• **EXERCISE INSTRUCTIONS**
Retype the data exactly, from its first line to the line containing "fig = plt.figure(figsize=(W", including both, and skip any picture.

⟨

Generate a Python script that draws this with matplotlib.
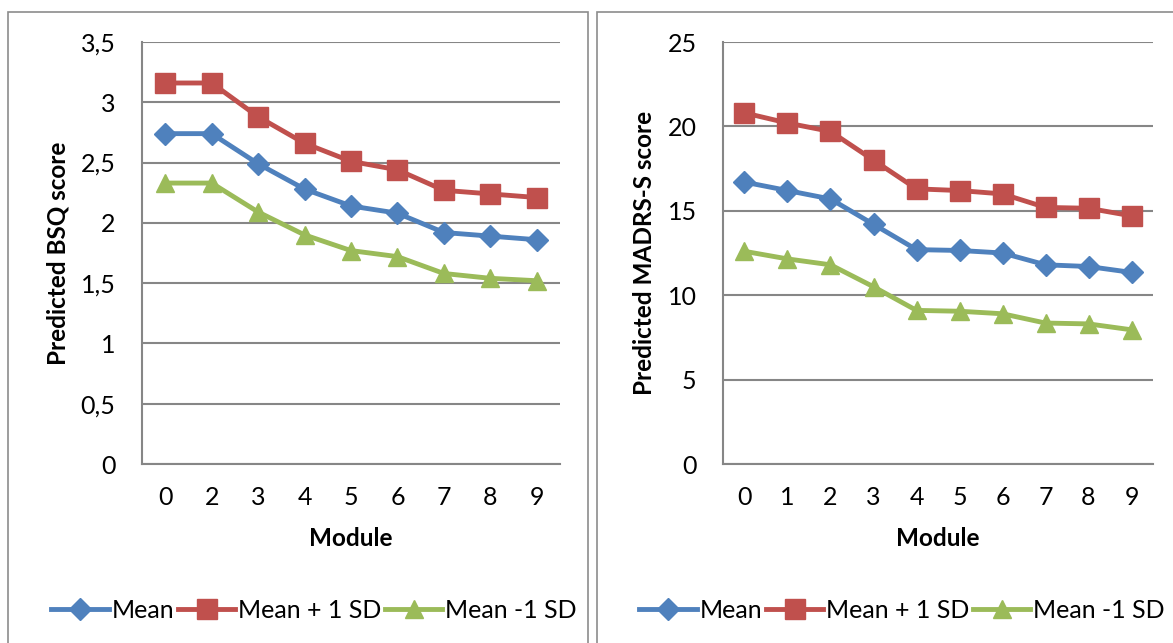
import matplotlib.pyplot as plt
from matplotlib.patches import Rectangle
from matplotlib.lines import Line2D

plt.rcParams['font.family'] = ['Lato', 'DejaVu Sans']

# left chart: BSQ
bsq_modules = ['0', '2', '3', '4', '5', '6', '7', '8', '9']
bsq_mean = [2.74, 2.74, 2.49, 2.28, 2.14, 2.08, 1.92, 1.89, 1.86]
bsq_plus = [3.16, 3.16, 2.88, 2.66, 2.51, 2.44, 2.27, 2.24, 2.21]
bsq_minus = [2.33, 2.33, 2.09, 1.90, 1.77, 1.72, 1.58, 1.54, 1.52]
bsq_ticks = [0, 0.5, 1, 1.5, 2, 2.5, 3, 3.5]
bsq_ticklabels = ['0', '0,5', '1', '1,5', '2', '2,5', '3', '3,5']

# right chart: MADRS-S
mad_modules = ['0', '1', '2', '3', '4', '5', '6', '7', '8', '9']
mad_mean = [16.7, 16.2, 15.7, 14.2, 12.7, 12.65, 12.5, 11.8, 11.7, 11.35]
mad_plus = [20.8, 20.2, 19.7, 18.0, 16.3, 16.2, 16.0, 15.2, 15.15, 14.7]
mad_minus = [12.6, 12.15, 11.8, 10.5, 9.1, 9.05, 8.9, 8.35, 8.3, 7.95]
mad_ticks = [0, 5, 10, 15, 20, 25]

blue = '#4F81BD'
red = '#C0504D'
green = '#9BBB59'
grid = '#868686'

W, H = 1173, 643
fig = plt.figure(figsize=(W / 100, H / 100), dpi=100)

# panel borders
for x0, x1 in [(8, 588), (597, 1180)]:
    fig.patches.append(Rectangle((x0 / W, -0.05), (x1 - x0) / W, 1.05 - 12 / H,
                                 transform=fig.transFigure, fill=False,
                                 edgecolor='#8c8c8c', linewidth=1.2))


def panel(ax, cats, mean, plus, minus, ticks, ticklabels, ylabel):
    x = range(len(cats))
    ax.plot(x, mean, color=blue, lw=3.5, marker='D', ms=11, label='Mean')
    ax.plot(x, plus, color=red, lw=3.5, marker='s', ms=14, label='Mean + 1 SD')
    ax.plot(x, minus, color=green, lw=3.5, marker='^', ms=13, label='Mean -1 SD')
    ax.set_xlim(-0.5, len(cats) - 0.5)
    ax.set_ylim(ticks[0], ticks[-1])
    ax.set_yticks(ticks)
    ax.set_yticklabels(ticklabels)
    ax.set_xticks(list(x))
    ax.set_xticklabels(cats)
    ax.grid(axis='y', color=grid, lw=1.5)
    ax.set_axisbelow(True)
    for s in ['top', 'right']:
        ax.spines[s].set_visible(False)
    for s in ['left', 'bottom']:
        ax.spines[s].set_color(grid)
        ax.spines[s].set_linewidth(1.5)
    ax.tick_params(length=0, labelsize=18, pad=16)
    ax.tick_params(axis='y', pad=19)
    ax.set_xlabel('Module', fontsize=17.5, fontweight='bold', labelpad=13)
    ax.set_ylabel(ylabel, fontsize=17.5, fontweight='bold', labelpad=8)


ax1 = fig.add_axes([142 / W, 1 - 464 / H, 418 / W, 422 / H])
panel(ax1, bsq_modules, bsq_mean, bsq_plus, bsq_minus, bsq_ticks,
      bsq_ticklabels, 'Predicted BSQ score')
ax2 = fig.add_axes([723 / W, 1 - 464 / H, 430 / W, 422 / H])
panel(ax2, mad_modules, mad_mean, mad_plus, mad_minus, mad_ticks,
      [str(t) for t in mad_ticks], 'Predicted MADRS-S score')

handles = [
    Line2D([], [], color=blue, lw=3.5, marker='D', ms=11),
    Line2D([], [], color=red, lw=3.5, marker='s', ms=14),
    Line2D([], [], color=green, lw=3.5, marker='^', ms=13),
]
labels = ['Mean', 'Mean + 1 SD', 'Mean -1 SD']
for cx in [314, 902]:
    fig.legend(handles, labels, loc='center', bbox_to_anchor=(cx / W, 1 - 610 / H),
               ncol=3, frameon=False, fontsize=18, handlelength=2.3,
               handletextpad=0.1, columnspacing=0.15)

fig.savefig('out.png', dpi=100)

⟩

• **THE RESULT**
Generate a Python script that draws this with matplotlib.
import matplotlib.pyplot as plt
from matplotlib.patches import Rectangle
from matplotlib.lines import Line2D

plt.rcParams['font.family'] = ['Lato', 'DejaVu Sans']

# left chart: BSQ
bsq_modules = ['0', '2', '3', '4', '5', '6', '7', '8', '9']
bsq_mean = [2.74, 2.74, 2.49, 2.28, 2.14, 2.08, 1.92, 1.89, 1.86]
bsq_plus = [3.16, 3.16, 2.88, 2.66, 2.51, 2.44, 2.27, 2.24, 2.21]
bsq_minus = [2.33, 2.33, 2.09, 1.90, 1.77, 1.72, 1.58, 1.54, 1.52]
bsq_ticks = [0, 0.5, 1, 1.5, 2, 2.5, 3, 3.5]
bsq_ticklabels = ['0', '0,5', '1', '1,5', '2', '2,5', '3', '3,5']

# right chart: MADRS-S
mad_modules = ['0', '1', '2', '3', '4', '5', '6', '7', '8', '9']
mad_mean = [16.7, 16.2, 15.7, 14.2, 12.7, 12.65, 12.5, 11.8, 11.7, 11.35]
mad_plus = [20.8, 20.2, 19.7, 18.0, 16.3, 16.2, 16.0, 15.2, 15.15, 14.7]
mad_minus = [12.6, 12.15, 11.8, 10.5, 9.1, 9.05, 8.9, 8.35, 8.3, 7.95]
mad_ticks = [0, 5, 10, 15, 20, 25]

blue = '#4F81BD'
red = '#C0504D'
green = '#9BBB59'
grid = '#868686'

W, H = 1173, 643
fig = plt.figure(figsize=(W / 100, H / 100), dpi=100)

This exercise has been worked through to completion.